- Available data -
== == ==

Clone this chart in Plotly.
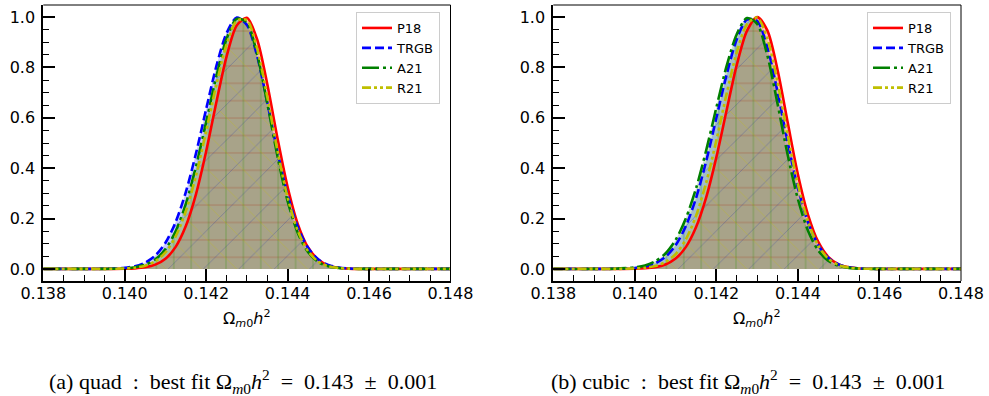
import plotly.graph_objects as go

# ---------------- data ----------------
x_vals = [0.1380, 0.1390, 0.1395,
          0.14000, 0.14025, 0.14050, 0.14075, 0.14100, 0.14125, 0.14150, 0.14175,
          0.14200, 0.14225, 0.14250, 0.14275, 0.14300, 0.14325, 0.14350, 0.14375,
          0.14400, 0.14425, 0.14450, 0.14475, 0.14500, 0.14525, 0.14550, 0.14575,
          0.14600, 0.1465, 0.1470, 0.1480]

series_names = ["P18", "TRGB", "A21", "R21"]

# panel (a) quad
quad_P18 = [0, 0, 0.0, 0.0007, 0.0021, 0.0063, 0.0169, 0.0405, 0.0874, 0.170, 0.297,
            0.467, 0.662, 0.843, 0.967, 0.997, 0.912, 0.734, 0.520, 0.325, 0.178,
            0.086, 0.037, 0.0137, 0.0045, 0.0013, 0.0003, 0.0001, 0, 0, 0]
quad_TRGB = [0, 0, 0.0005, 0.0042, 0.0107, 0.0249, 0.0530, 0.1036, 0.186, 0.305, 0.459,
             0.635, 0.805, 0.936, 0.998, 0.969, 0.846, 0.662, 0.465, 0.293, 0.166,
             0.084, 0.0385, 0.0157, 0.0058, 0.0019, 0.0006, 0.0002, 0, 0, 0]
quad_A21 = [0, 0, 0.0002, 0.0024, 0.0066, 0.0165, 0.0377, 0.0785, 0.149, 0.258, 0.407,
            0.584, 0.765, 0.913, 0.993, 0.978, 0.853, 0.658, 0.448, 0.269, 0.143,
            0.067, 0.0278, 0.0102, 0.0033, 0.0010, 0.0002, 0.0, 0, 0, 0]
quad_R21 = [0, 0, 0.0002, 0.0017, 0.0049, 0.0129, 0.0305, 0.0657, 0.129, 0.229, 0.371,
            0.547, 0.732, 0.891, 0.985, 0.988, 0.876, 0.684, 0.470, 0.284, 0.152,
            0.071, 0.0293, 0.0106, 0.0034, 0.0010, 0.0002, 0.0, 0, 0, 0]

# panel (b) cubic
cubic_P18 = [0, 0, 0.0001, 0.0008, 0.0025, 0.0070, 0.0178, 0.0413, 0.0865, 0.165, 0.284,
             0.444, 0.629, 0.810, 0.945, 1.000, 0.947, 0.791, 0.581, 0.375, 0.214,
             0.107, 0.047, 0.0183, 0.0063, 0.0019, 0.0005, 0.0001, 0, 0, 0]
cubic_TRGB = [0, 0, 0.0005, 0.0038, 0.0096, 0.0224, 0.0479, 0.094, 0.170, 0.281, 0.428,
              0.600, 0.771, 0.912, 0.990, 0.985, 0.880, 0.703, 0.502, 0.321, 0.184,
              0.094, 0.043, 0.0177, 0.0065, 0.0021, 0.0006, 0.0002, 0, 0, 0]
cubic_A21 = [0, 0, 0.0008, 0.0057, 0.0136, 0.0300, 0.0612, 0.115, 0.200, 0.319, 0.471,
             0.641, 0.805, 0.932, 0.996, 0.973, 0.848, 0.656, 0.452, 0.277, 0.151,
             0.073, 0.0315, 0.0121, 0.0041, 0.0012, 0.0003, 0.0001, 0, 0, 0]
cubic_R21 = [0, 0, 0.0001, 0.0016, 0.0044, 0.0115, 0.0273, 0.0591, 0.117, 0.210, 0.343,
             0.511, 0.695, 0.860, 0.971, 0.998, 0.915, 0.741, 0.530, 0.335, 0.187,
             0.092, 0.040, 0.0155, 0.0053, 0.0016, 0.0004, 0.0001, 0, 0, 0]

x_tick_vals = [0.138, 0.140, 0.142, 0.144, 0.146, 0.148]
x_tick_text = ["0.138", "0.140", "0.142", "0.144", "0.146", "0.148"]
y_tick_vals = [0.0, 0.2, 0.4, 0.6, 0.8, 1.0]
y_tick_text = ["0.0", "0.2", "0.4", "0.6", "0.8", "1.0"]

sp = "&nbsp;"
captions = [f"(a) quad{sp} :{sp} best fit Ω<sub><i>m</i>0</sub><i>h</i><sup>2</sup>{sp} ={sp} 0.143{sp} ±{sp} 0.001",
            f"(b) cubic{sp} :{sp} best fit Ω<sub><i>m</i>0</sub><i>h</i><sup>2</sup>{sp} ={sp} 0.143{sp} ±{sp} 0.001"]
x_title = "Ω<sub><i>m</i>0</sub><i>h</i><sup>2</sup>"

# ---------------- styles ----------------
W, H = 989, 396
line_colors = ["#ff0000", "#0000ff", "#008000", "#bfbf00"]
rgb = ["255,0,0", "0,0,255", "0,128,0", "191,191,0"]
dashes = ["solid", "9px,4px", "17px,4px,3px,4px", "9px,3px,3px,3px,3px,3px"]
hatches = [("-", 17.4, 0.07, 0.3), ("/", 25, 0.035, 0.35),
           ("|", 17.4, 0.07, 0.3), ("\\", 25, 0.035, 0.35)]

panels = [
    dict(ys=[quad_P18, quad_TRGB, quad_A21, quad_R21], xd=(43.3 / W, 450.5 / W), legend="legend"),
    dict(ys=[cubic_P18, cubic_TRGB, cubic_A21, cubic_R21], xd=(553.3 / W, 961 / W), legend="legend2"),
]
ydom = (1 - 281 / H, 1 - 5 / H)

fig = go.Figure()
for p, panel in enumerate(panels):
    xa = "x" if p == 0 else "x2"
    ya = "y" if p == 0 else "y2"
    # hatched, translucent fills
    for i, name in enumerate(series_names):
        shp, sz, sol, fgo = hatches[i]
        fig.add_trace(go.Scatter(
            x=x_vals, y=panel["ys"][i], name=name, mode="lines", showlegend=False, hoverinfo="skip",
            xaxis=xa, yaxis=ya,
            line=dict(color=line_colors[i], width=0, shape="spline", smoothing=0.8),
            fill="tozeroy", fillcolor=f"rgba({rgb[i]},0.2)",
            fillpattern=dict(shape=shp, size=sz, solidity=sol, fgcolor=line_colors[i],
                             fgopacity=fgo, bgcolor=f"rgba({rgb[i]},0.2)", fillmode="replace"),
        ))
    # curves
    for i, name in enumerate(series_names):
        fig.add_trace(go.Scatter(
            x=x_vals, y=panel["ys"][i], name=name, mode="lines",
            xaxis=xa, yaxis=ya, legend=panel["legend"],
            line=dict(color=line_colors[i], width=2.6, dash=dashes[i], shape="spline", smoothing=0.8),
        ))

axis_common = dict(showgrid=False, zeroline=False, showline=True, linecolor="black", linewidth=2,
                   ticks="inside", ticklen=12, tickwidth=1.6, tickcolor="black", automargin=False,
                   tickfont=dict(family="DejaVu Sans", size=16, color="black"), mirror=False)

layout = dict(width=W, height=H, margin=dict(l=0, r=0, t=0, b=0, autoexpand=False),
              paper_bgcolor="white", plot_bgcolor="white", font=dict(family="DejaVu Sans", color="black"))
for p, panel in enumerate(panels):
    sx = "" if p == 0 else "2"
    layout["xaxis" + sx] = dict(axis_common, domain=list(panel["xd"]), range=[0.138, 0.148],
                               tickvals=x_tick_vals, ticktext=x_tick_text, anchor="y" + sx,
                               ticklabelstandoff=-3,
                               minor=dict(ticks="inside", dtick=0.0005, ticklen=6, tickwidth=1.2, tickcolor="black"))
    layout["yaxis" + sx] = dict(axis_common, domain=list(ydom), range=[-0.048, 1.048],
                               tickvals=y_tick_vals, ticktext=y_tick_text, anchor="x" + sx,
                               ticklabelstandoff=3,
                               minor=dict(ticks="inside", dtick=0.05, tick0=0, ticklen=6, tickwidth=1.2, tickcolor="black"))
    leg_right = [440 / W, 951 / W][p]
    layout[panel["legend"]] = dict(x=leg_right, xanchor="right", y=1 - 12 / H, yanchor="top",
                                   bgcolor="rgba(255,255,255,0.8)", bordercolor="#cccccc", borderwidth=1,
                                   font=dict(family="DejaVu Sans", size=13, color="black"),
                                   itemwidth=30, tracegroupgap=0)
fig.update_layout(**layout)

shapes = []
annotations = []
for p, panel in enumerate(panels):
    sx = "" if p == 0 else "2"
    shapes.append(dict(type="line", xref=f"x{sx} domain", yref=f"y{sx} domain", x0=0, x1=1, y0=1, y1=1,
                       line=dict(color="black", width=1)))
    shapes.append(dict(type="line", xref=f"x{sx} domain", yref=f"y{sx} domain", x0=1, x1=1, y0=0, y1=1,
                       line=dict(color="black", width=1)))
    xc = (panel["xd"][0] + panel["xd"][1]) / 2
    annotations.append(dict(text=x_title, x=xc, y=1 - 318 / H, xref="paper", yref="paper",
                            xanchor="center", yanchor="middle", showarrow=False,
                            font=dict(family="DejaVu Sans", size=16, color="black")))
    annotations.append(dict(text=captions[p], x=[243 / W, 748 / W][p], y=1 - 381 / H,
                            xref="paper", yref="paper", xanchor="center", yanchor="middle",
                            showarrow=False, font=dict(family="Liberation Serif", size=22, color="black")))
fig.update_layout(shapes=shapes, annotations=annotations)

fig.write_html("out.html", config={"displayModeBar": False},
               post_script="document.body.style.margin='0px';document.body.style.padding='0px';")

== == ==

- Aim -
Leave out the pictures, then repeat the listing above exactly from its first line to the line with "import plotly.graph_objects as go", inclusive.

- Correct output -
Clone this chart in Plotly.
import plotly.graph_objects as go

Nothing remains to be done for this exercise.